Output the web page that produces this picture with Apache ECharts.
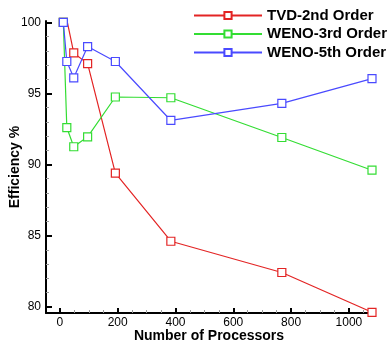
<!DOCTYPE html>
<html><head><meta charset="utf-8">
<script src="https://cdn.jsdelivr.net/npm/echarts@6/dist/echarts.min.js"></script>
<style>html,body{margin:0;padding:0;background:#fff}#c{width:392px;height:341px}</style>
</head><body><div id="c"></div>
<script>
const processors = [12, 24, 48, 96, 192, 384, 768, 1080];
const tvd2 = [100, 100.2, 97.85, 97.1, 89.4, 84.6, 82.4, 79.6];
const weno3 = [100, 92.6, 91.25, 91.95, 94.75, 94.7, 91.9, 89.6];
const weno5 = [100, 97.25, 96.1, 98.3, 97.25, 93.1, 94.3, 96.05];
const seriesNames = ['TVD-2nd Order', 'WENO-3rd Order', 'WENO-5th Order'];
const xMajor = [0, 200, 400, 600, 800, 1000];
const xMinor = [50, 100, 150, 250, 300, 350, 450, 500, 550, 650, 700, 750, 850, 900, 950, 1050];
const yMajor = [80, 85, 90, 95, 100];
const yMinor = [81, 82, 83, 84, 86, 87, 88, 89, 91, 92, 93, 94, 96, 97, 98, 99];
const colors = ['#e32424', '#33dd33', '#4a4aff'];
const font = 'Liberation Sans, Arial, sans-serif';

const chart = echarts.init(document.getElementById('c'), null, {renderer: 'canvas'});
const values = [tvd2, weno3, weno5];
const axisLine = {show: true, onZero: false, lineStyle: {color: '#000', width: 2}};
const xBase = {type: 'value', min: -48, max: 1080, splitLine: {show: false}};
const yBase = {type: 'value', min: 79.55, max: 100.1, splitLine: {show: false}};
const labelFmt = v => String(v);
chart.setOption({
  animation: false,
  grid: {left: 46, right: 20, top: 21, bottom: 28, outerBoundsMode: 'none'},
  legend: {
    data: seriesNames, orient: 'vertical', left: 188, top: 3, itemGap: 3.5,
    itemWidth: 68, itemHeight: 9,
    textStyle: {fontFamily: font, fontWeight: 'bold', fontSize: 15, color: '#000'}
  },
  xAxis: [
    Object.assign({}, xBase, {
      axisLine: axisLine,
      name: 'Number of Processors', nameLocation: 'middle', nameGap: 16, nameMoveOverlap: false,
      nameTextStyle: {fontFamily: font, fontWeight: 'bold', fontSize: 14, color: '#000'},
      axisTick: {show: true, inside: true, length: 5, lineStyle: {color: '#000', width: 2}, customValues: xMajor},
      axisLabel: {show: true, margin: 4, fontFamily: font, fontSize: 12, color: '#000', customValues: xMajor, formatter: labelFmt}
    }),
    Object.assign({}, xBase, {
      position: 'bottom', axisLine: {show: false, onZero: false},
      axisTick: {show: true, inside: true, length: 3, lineStyle: {color: '#999', width: 1}, customValues: xMinor},
      axisLabel: {show: false}
    })
  ],
  yAxis: [
    Object.assign({}, yBase, {
      axisLine: axisLine,
      name: 'Efficiency %', nameLocation: 'middle', nameGap: 24, nameRotate: 90, nameMoveOverlap: false,
      nameTextStyle: {fontFamily: font, fontWeight: 'bold', fontSize: 14, color: '#000'},
      axisTick: {show: true, inside: true, length: 6, lineStyle: {color: '#000', width: 2}, customValues: yMajor},
      axisLabel: {show: true, margin: 5, fontFamily: font, fontSize: 12, color: '#000', customValues: yMajor, formatter: labelFmt}
    }),
    Object.assign({}, yBase, {
      position: 'left', axisLine: {show: false, onZero: false},
      axisTick: {show: true, inside: true, length: 3, lineStyle: {color: '#999', width: 1}, customValues: yMinor},
      axisLabel: {show: false}
    })
  ],
  series: seriesNames.map((n, i) => ({
    name: n, type: 'line', xAxisIndex: 0, yAxisIndex: 0,
    data: processors.map((p, j) => [p, values[i][j]]),
    symbol: 'rect', symbolSize: 8, showAllSymbol: true,
    lineStyle: {color: colors[i], width: 1.2},
    itemStyle: {color: '#fff', borderColor: colors[i], borderWidth: 1.2},
    emphasis: {disabled: true}
  }))
});
</script></body></html>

==========

Written problem → Repeat, exactly and in full, each line from the start of the data to the line that contains "const font = 'Liberation". Pictures do not go in.

Solution to the problem →
Output the web page that produces this picture with Apache ECharts.
<!DOCTYPE html>
<html><head><meta charset="utf-8">
<script src="https://cdn.jsdelivr.net/npm/echarts@6/dist/echarts.min.js"></script>
<style>html,body{margin:0;padding:0;background:#fff}#c{width:392px;height:341px}</style>
</head><body><div id="c"></div>
<script>
const processors = [12, 24, 48, 96, 192, 384, 768, 1080];
const tvd2 = [100, 100.2, 97.85, 97.1, 89.4, 84.6, 82.4, 79.6];
const weno3 = [100, 92.6, 91.25, 91.95, 94.75, 94.7, 91.9, 89.6];
const weno5 = [100, 97.25, 96.1, 98.3, 97.25, 93.1, 94.3, 96.05];
const seriesNames = ['TVD-2nd Order', 'WENO-3rd Order', 'WENO-5th Order'];
const xMajor = [0, 200, 400, 600, 800, 1000];
const xMinor = [50, 100, 150, 250, 300, 350, 450, 500, 550, 650, 700, 750, 850, 900, 950, 1050];
const yMajor = [80, 85, 90, 95, 100];
const yMinor = [81, 82, 83, 84, 86, 87, 88, 89, 91, 92, 93, 94, 96, 97, 98, 99];
const colors = ['#e32424', '#33dd33', '#4a4aff'];
const font = 'Liberation Sans, Arial, sans-serif';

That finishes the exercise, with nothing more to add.